Program D: February 25 (Saturday), 7:30 pm
The X-ray Time Machine (UK) 26 min.
The Antikythera Mechanism is one of the most extraordinary discoveries from the ancient Greek world: a 2000-yearold astronomical calculating machine of great complexity. It is now split into many corroded bronze fragments. Despite more than a hundred years of research since its discovery in 1901 by Greek sponge divers, many of its deepest secrets remained hidden—until they were uncovered by a brilliant team of X-ray engineers, combined with a new team of research scientists. Now, for the first time, we can delve deeper into the meaning and function of this extraordinary artifact and start to understand what it really is.
Monuments Revealed: The Secrets of the Colosseum (France & USA) 86 min.
The enduring icon of the Eternal City for the last 2000 years, the Colosseum was ancient Rome’s architectural masterwork. Its graceful and harmonious proportions concealed a highly efficient design, advanced construction methods and state-of-the-art plumbing and sewage. But the Colosseum was also a mighty monument to Roman imperial power and cruelty.

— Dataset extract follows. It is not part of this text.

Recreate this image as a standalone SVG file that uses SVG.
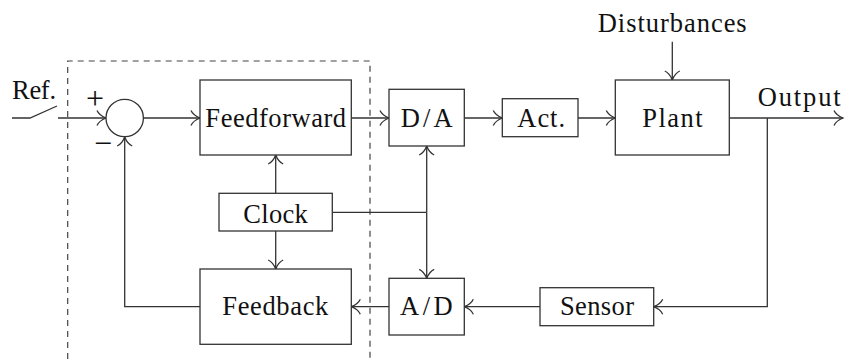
<svg xmlns="http://www.w3.org/2000/svg" width="845" height="360" viewBox="0 0 845 360">
  <style>
    .box { fill: #fff; stroke: #333; stroke-width: 1.3; }
    .wire { fill: none; stroke: #333; stroke-width: 1.3; }
    .dash { fill: none; stroke: #444; stroke-width: 1.2; stroke-dasharray: 6 5; }
    text { font-family: "Liberation Serif", "Times New Roman", serif; font-size: 26.5px; fill: #111; }
    .mid { text-anchor: middle; }
    .sign { font-size: 32px; }
  </style>
  <defs>
    <marker id="arr" viewBox="-10 -10 20 20" refX="0" refY="0" markerWidth="20" markerHeight="20" markerUnits="userSpaceOnUse" orient="auto">
      <path d="M-9,-7.5 C-7,-3 -2,-0.8 0,0 C-2,0.8 -7,3 -9,7.5" fill="none" stroke="#333" stroke-width="1.3"/>
    </marker>
  </defs>

  <rect width="845" height="360" fill="#fff"/>

  <!-- controller boundary (dashed) -->
  <path class="dash" d="M67.7,370 V61 H370 V370"/>

  <!-- connectors -->
  <g id="connectors">
    <!-- reference switch -->
    <path class="wire" d="M12,118 H30 L57,106"/>
    <path class="wire" d="M58,118 H106" marker-end="url(#arr)"/>
    <path class="wire" d="M143.4,118 H200" marker-end="url(#arr)"/>
    <path class="wire" d="M351.3,118 H389" marker-end="url(#arr)"/>
    <path class="wire" d="M464.3,118 H502.3" marker-end="url(#arr)"/>
    <path class="wire" d="M578,118 H615.3" marker-end="url(#arr)"/>
    <path class="wire" d="M729.3,118 H843" marker-end="url(#arr)"/>
    <path class="wire" d="M672.3,41.7 V80" marker-end="url(#arr)"/>
    <!-- measurement loop -->
    <path class="wire" d="M767.3,118 V306.7 H653.7" marker-end="url(#arr)"/>
    <path class="wire" d="M540,306.7 H464.3" marker-end="url(#arr)"/>
    <path class="wire" d="M389,306.7 H351.3" marker-end="url(#arr)"/>
    <path class="wire" d="M200,306.7 H124.7 V137" marker-end="url(#arr)"/>
    <!-- clock distribution -->
    <path class="wire" d="M275.7,193.3 V155" marker-end="url(#arr)"/>
    <path class="wire" d="M275.7,231 V269" marker-end="url(#arr)"/>
    <path class="wire" d="M332.3,212.3 H426.7"/>
    <path class="wire" d="M426.7,212.3 V146" marker-end="url(#arr)"/>
    <path class="wire" d="M426.7,212.3 V278.3" marker-end="url(#arr)"/>
  </g>

  <!-- nodes -->
  <g id="sum">
    <circle class="box" cx="124.7" cy="118" r="18.7"/>
    <text x="95" y="108.5" class="mid sign">+</text>
    <text x="103" y="154" class="mid sign">−</text>
  </g>
  <g id="ref">
    <text x="34" y="99" class="mid" textLength="44">Ref.</text>
  </g>
  <g id="feedforward">
    <rect class="box" x="200" y="80" width="151.3" height="75"/>
    <text x="275.7" y="126.7" class="mid" textLength="140.7">Feedforward</text>
  </g>
  <g id="clock">
    <rect class="box" x="219" y="193.3" width="113.3" height="37.7"/>
    <text x="275.5" y="222.7" class="mid" textLength="64.3">Clock</text>
  </g>
  <g id="feedback">
    <rect class="box" x="200" y="269" width="151.3" height="75.3"/>
    <text x="275.3" y="315.3" class="mid" textLength="106">Feedback</text>
  </g>
  <g id="da">
    <rect class="box" x="389" y="89.3" width="75.3" height="56.7"/>
    <text x="426.7" y="126.7" class="mid" textLength="52">D/A</text>
  </g>
  <g id="ad">
    <rect class="box" x="389" y="278.3" width="75.3" height="56.7"/>
    <text x="426.4" y="315.3" class="mid" textLength="52.7">A/D</text>
  </g>
  <g id="act">
    <rect class="box" x="502.3" y="98.7" width="75.7" height="38"/>
    <text x="541.2" y="126.7" class="mid" textLength="47.7">Act.</text>
  </g>
  <g id="plant">
    <rect class="box" x="615.3" y="80" width="114" height="75"/>
    <text x="672.5" y="126.7" class="mid" textLength="60.3">Plant</text>
  </g>
  <g id="sensor">
    <rect class="box" x="540" y="287.7" width="113.7" height="38"/>
    <text x="597" y="315.3" class="mid" textLength="74">Sensor</text>
  </g>
  <g id="disturbances">
    <text x="672.2" y="31.7" class="mid" textLength="149">Disturbances</text>
  </g>
  <g id="output">
    <text x="799.2" y="106" class="mid" textLength="83">Output</text>
  </g>
</svg>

The spectacles staged there involved the killing of tens of thousands of gladiators, slaves, prisoners, and wild animals. Join us as we explore the dual nature of this glorious ruin that so closely tracks the genius and cruelty of the Romans.
A benefit for The Archaeology Channel
International Film Festival
Boyle Education Center, Rm. 155
2600 NW Main College Way, Bend
Programs begin at 7pm on dates indicated. Admission $7. These are the best films from the 2016 edition of TAC Festival.